From an arms sale to pushing for peace: Peres’s long relationship with Canada

OTTAWA – Shimon Peres visited Canada countless times during a career that spanned more than six decades and included holding virtually every single position in the Israeli government. But it might be his first, in 1950, that was the most notable.

While Peres is being remembered as a champion for peace, one of his first jobs was to purchase arms for Israel, which at the time was under threat of attack by its Arab neighbours. The task was made more difficult by the fact the U.S. and other countries had imposed an arms embargo on Israel.

Canada, however, had indicated said it was willing to sell a number of surplus artillery pieces from the Second World War to Israel because they were “defensive” weapons. The only problem: Canada wanted $2 million for the guns, which the Israelis felt was too much.

In an interview with Newsweek magazine in 2008, Peres explained how he enlisted the help of a prominent Montreal businessman and Jewish leader Samuel Bronfman.

“Being a businessman, he asked me how much they were asking,” Peres recalled. “I said, ‘Two million dollars.’ He said, ‘It’s too much. We can cut it.’”

Together, the two men drove to Ottawa in Bronfman’s Cadillac — stopping at one point for a belt of whisky — before arriving at the office of Canada’s powerful minister of commerce and industry, C.D. Howe.

“In Howe’s office, he started to argue,” Peres recalled. “The poor Howe said, ‘OK, we shall halve it. Instead of $2 million, $1 million.’”

In the following years, Peres would visit Canada many times and strike up relationships with a number of Canadian prime ministers.

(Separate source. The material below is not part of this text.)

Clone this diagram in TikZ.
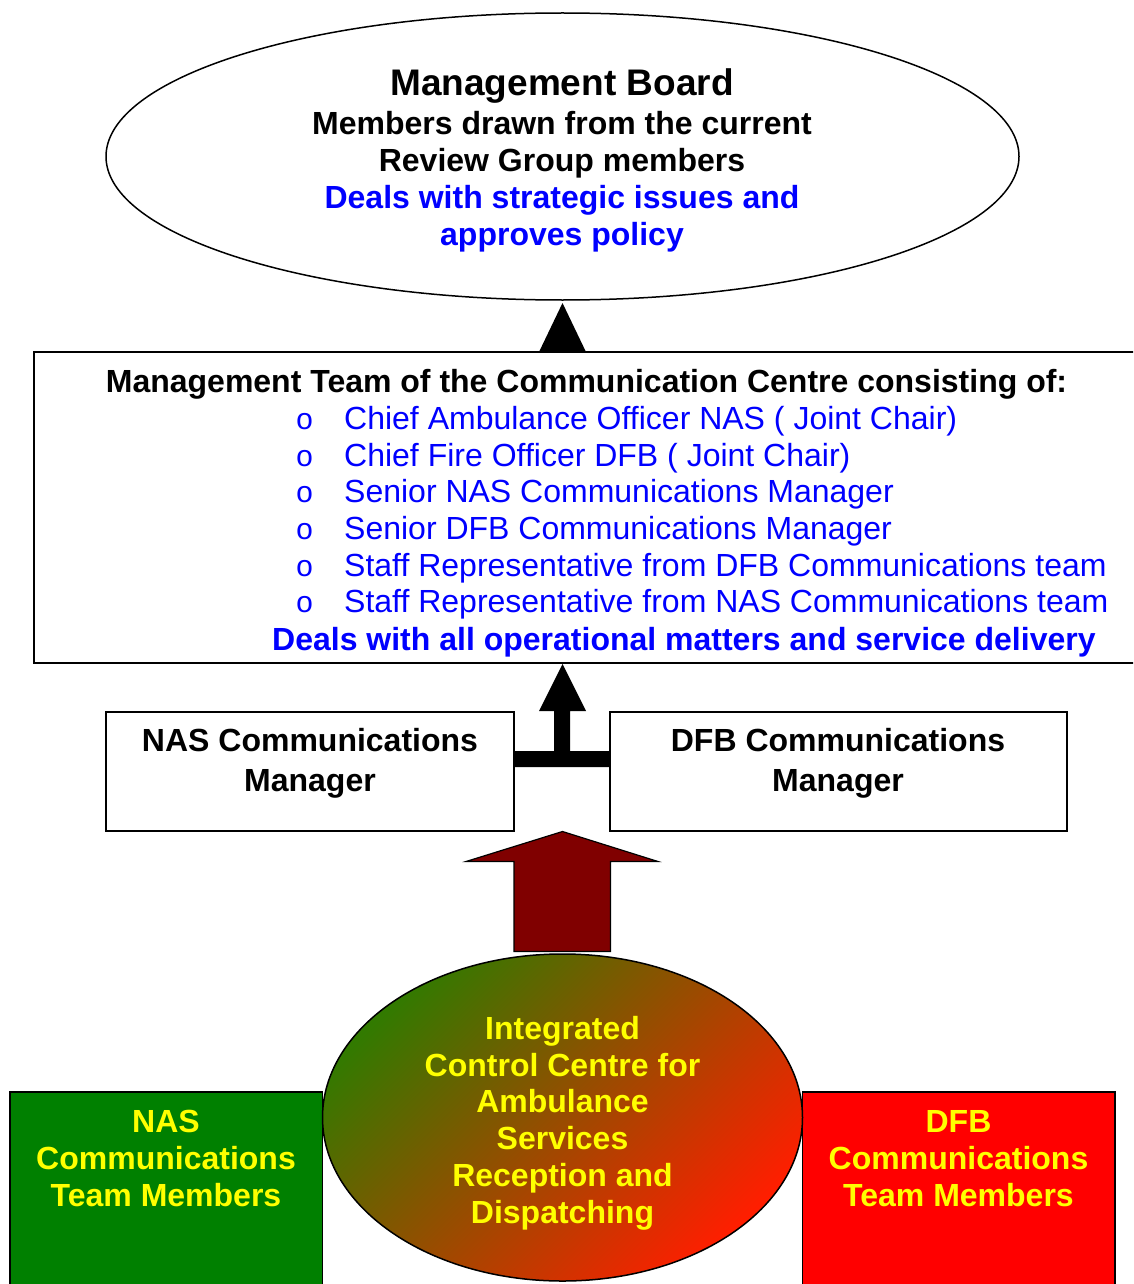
\documentclass[tikz,border=0pt]{standalone}
\usepackage{fontspec}
\setmainfont{Liberation Sans}
\newfontfamily\bulletfont{Liberation Mono}
\usetikzlibrary{shapes.geometric}
\definecolor{maroonarrow}{RGB}{128,0,0}
\definecolor{teamgreen}{RGB}{0,128,0}
\definecolor{textyellow}{RGB}{255,255,0}
\definecolor{textblue}{RGB}{0,0,255}
\definecolor{gradgreen}{RGB}{50,122,0}
\definecolor{gradmid}{RGB}{210,98,0}
\definecolor{gradred}{RGB}{255,30,0}
\tikzset{
  body/.style={font=\fontsize{32}{37}\selectfont\bfseries, inner sep=0pt, anchor=base},
  bodyleft/.style={body, anchor=base west},
  itemtext/.style={font=\fontsize{32}{37}\selectfont, text=textblue, inner sep=0pt, anchor=base west},
  bullet/.style={font=\bulletfont\fontsize{30}{37}\selectfont, text=textblue, inner sep=0pt, anchor=base},
  frame/.style={draw=black, line width=1.5pt},
}
\begin{document}
\begin{tikzpicture}[x=1pt,y=-1pt]
\clip (0,0) rectangle (1133,1284);
\fill[white] (0,0) rectangle (1133,1284);

% Management board
\node[frame, ellipse, minimum width=913pt, minimum height=287pt, inner sep=0pt] (board) at (562.5,156.5) {};
\node[body, font=\fontsize{37}{42}\selectfont\bfseries] (b1) at (562,96) {Management Board};
\node[body] (b2) at (562,134.5) {Members drawn from the current};
\node[body] (b3) at (562,171.5) {Review Group members};
\node[body, text=textblue] (b4) at (562,208.5) {Deals with strategic issues and};
\node[body, text=textblue] (b5) at (562,245.5) {approves policy};

% Management team box
\coordinate (teamNW) at (34,352);
\coordinate (teamSE) at (1150,663);
\draw[frame] (teamNW) rectangle (teamSE);
\node[body] (t0) at (586.5,392.5) {Management Team of the Communication Centre consisting of:};
\foreach \i/\y/\txt in {1/429/{Chief Ambulance Officer NAS ( Joint Chair)},
                        2/466/{Chief Fire Officer DFB ( Joint Chair)},
                        3/502.5/{Senior NAS Communications Manager},
                        4/539/{Senior DFB Communications Manager},
                        5/576/{Staff Representative from DFB Communications team},
                        6/612.5/{Staff Representative from NAS Communications team}}{
  \node[bullet] (o\i) at (304.5,\y) {o};
  \node[itemtext] (i\i) at (344,\y) {\txt};
}
\node[bodyleft, text=textblue] (t7) at (272,650) {Deals with all operational matters and service delivery};

% Arrow from team to board
\fill[black] (539,352) -- (586,352) -- (562.5,303) -- cycle;

% Manager boxes
\draw[frame] (106,712) rectangle (514,831);
\node[body] (nas1) at (310,751.5) {NAS Communications};
\node[body] (nas2) at (310,791) {Manager};
\draw[frame] (610,712) rectangle (1067,831);
\node[body] (dfb1) at (838,751.5) {DFB Communications};
\node[body] (dfb2) at (838,791) {Manager};

% T connector arrow
\fill[black] (514,751) -- (554,751) -- (554,711) -- (539,711) -- (562.5,664)
  -- (586,711) -- (570,711) -- (570,751) -- (610,751) -- (610,767) -- (514,767) -- cycle;

% Maroon block arrow
\draw[line width=1.2pt, fill=maroonarrow, line join=miter] (514,951.5) -- (514,861.5) -- (466,861.5)
  -- (562.5,831.5) -- (658,861.5) -- (610.5,861.5) -- (610.5,951.5) -- cycle;

% Team member boxes
\draw[frame, fill=teamgreen] (10,1092) rectangle (322.5,1300);
\node[body, text=textyellow] (nt1) at (166,1132.5) {NAS};
\node[body, text=textyellow] (nt2) at (166,1169.5) {Communications};
\node[body, text=textyellow] (nt3) at (166,1206.5) {Team Members};
\draw[frame, fill=red] (802.5,1092) rectangle (1115,1300);
\node[body, text=textyellow] (dt1) at (958.5,1132.5) {DFB};
\node[body, text=textyellow] (dt2) at (958.5,1169.5) {Communications};
\node[body, text=textyellow] (dt3) at (958.5,1206.5) {Team Members};

% Integrated control centre ellipse
\node[frame, ellipse, minimum width=480pt, minimum height=327pt, inner sep=0pt,
      top color=gradgreen, middle color=gradmid, bottom color=gradred, shading angle=45] (icc) at (562.5,1117.5) {};
\node[body, text=textyellow] (c1) at (562.5,1039) {Integrated};
\node[body, text=textyellow] (c2) at (562.5,1076) {Control Centre for};
\node[body, text=textyellow] (c3) at (562.5,1112.5) {Ambulance};
\node[body, text=textyellow] (c4) at (562.5,1149.5) {Services};
\node[body, text=textyellow] (c5) at (562.5,1186) {Reception and};
\node[body, text=textyellow] (c6) at (562.5,1223) {Dispatching};
\end{tikzpicture}
\end{document}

In one interview, for example, he recalled having a picnic with Pierre Trudeau. He also called Brian Mulroney a “declared friend” of Israel, but worried Joe Clark was too pro-UN. In Israel, the UN is seen as biased against the Jewish state.

”Mr. Mulroney has a declared friendship toward Israel and Mr. Clark is very much committed to the United Nations,” Peres said during a visit to Ottawa in January 1991.

During a visit to Canada in 2012., Peres also personally praised Stephen Harper — himself no UN cheerleader — by calling the prime minister’s support for Israel “outstanding,” saying, “It really moved our hearts of our people.”

Peres attended numerous events hosted by Canada’s Jewish community as Israel’s foreign affairs minister and president. Many of his speeches, such as one he delivered in Toronto in March 1993, urged peace between Israelis and Palestinians.

”They were shouting and I felt there was hate in their voice,” Peres told an audience of about 650 at the Canadian Club after being greeted at the event by demonstrators.

”In spite of this demonstration I do not feel any hatred … I want to say from the outset that as far as my country is concerned and I am concerned, our enemies are not the Arabs, not the Palestinians. What we are fighting against is wrong policies, not people.”

Yet even as he pushed for peace between Israelis and Palestinians, Peres worried about the threat posed by Iran. When the Conservative government severed diplomatic ties between Canada and Iran in 2012, Peres was quick to praise the move.

“Canada has proven once again that morals come before pragmatism, Canada has demonstrated that policy must reflect principles and values,” Peres, who was Israel’s president, said in a statement at the time.

“(I) hope that other nations will see Canada as a moral role model. The diplomatic isolation of Iran is an important step for the security and stability of the entire world.”